We can now create a function with takes a .PNG file path (and a jump parameter, which determines the number of rows to skip), and returns a plot of the original, the polygons, and the area of the polygons:

area <- function(file, jump=1){
  x <- readPNG(file)

  nrows <- dim(x)[1]
  ncols <- dim(x)[2]
  total <- nrows * ncols

  yvals <- rep(nrows:1, ncols)
  xvals <- rep(1:ncols, each=nrows)
  dim(x) <- c(total, 3)

  plot(xvals, yvals,
       col=apply(x, 1, function(a) rgb(a[1], a[2], a[3])),
       pch=18, cex=0.2)

  green <- x[,2] > 0.9 &
           x[,1] < 0.1 &
           x[,3] < 0.1

  slack <- 5
  xmin <- min(xvals[green])-slack
  xmax <- max(xvals[green])+slack
  ymin <- min(yvals[green])-slack
  ymax <- max(yvals[green])+slack

  x[xvals <= xmin | xvals >= xmax | yvals <= ymin | yvals >= ymax,] <- c(1,1,1)

  grey <- x[,1] >0.80 & x[,1] < 0.95 &
          x[,2] >0.80 & x[,2] < 0.95 &
          x[,3] >0.80 & x[,3] < 0.95
  greys <- which(grey)

  red <- x[,1] > 0.95 &
         x[,2] < 0.05 &
         x[,3] < 0.05
  reds <- which(red)

  min.red <- c()
  max.red <- c()
  min.grey <- c()
  max.grey <- c()
  groups <- split(1:total, yvals)
  n <- floor(nrows/jump)
  for (i in 1:n) {
    row <- groups[[i*jump]]
    row.reds <- row[row %in% reds]
    if (length(row.reds) < 2) next
    min.red <- c(min.red, row.reds[1])
    max.red <- c(max.red, row.reds[length(row.reds)])
    row.greys <- row[row %in% greys]
    # greys must be within the range of red
    row.greys <- row.greys[row.greys > row.reds[1] & row.greys < row.reds[length(row.reds)]]
    if (length(row.greys) < 2) next
    min.grey <- c(min.grey, row.greys[1])
    max.grey <- c(max.grey, row.greys[length(row.greys)])
  }

  red.pts <- cbind(c(xvals[min.red], rev(xvals[max.red])),
                   c(yvals[min.red], rev(yvals[max.red])))
  grey.pts <- cbind(c(xvals[min.grey], rev(xvals[max.grey])),
                    c(yvals[min.grey], rev(yvals[max.grey])))

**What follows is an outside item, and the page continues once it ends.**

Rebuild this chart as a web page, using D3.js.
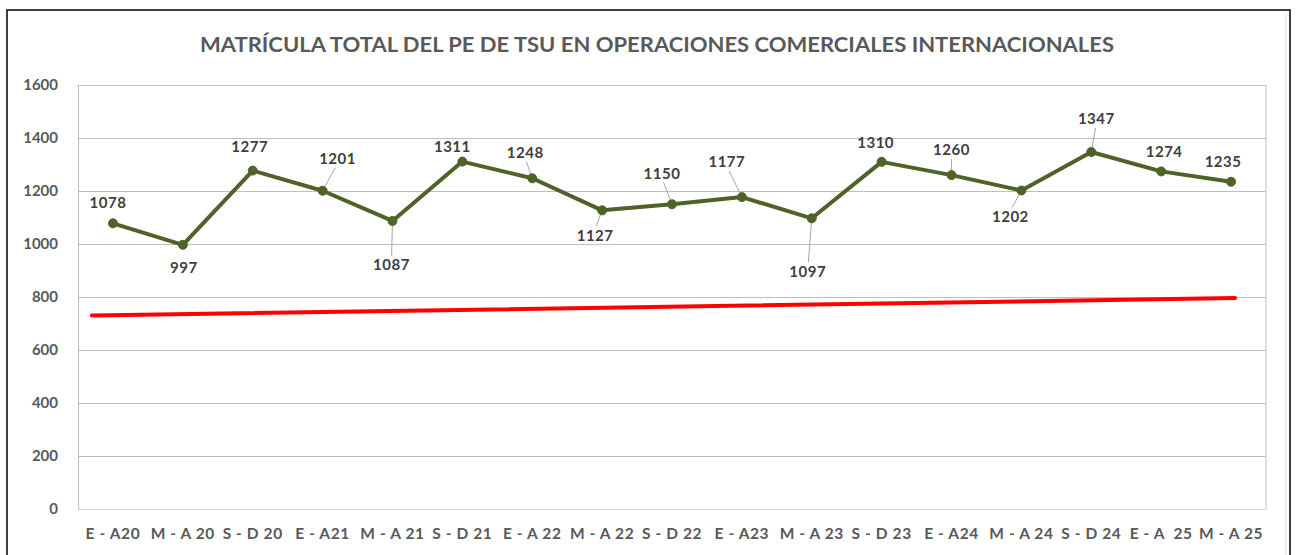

  points(red.pts, col=2, type='b', cex=0.5)
  points(grey.pts, col=1, type='b', cex=0.5)
  return(c(areapl(red.pts), areapl(grey.pts)))
}
files <- dir("rawimages", full.names=TRUE)
for (i in c(1,3,4)) {
  print(area(files[i]))
}

plot of chunk unnamed-chunk-16

## [1] 32394  1438

plot of chunk unnamed-chunk-16

## [1] 20930  4111

plot of chunk unnamed-chunk-16

## [1] 13334  1140

A Little Extra

If you take a look at the first image, in the above loop, we see that there is anomaly in the red border. Upon further inspection, it turns out that there are times when there will be no red points on the left border, but two red points on the right border (the algorithm ignores situations when there is only one red in a row).

One possible solution is to increase the jump:

area(files[1], jump=5)

plot of chunk unnamed-chunk-17

## [1] 32412  1848

Alternatively, we can iterate through the min.red and max.red values, and see if there are any anomalies. But this is equivalent to putting more significant figures on an already crude estimate - we’ll leave it here for today.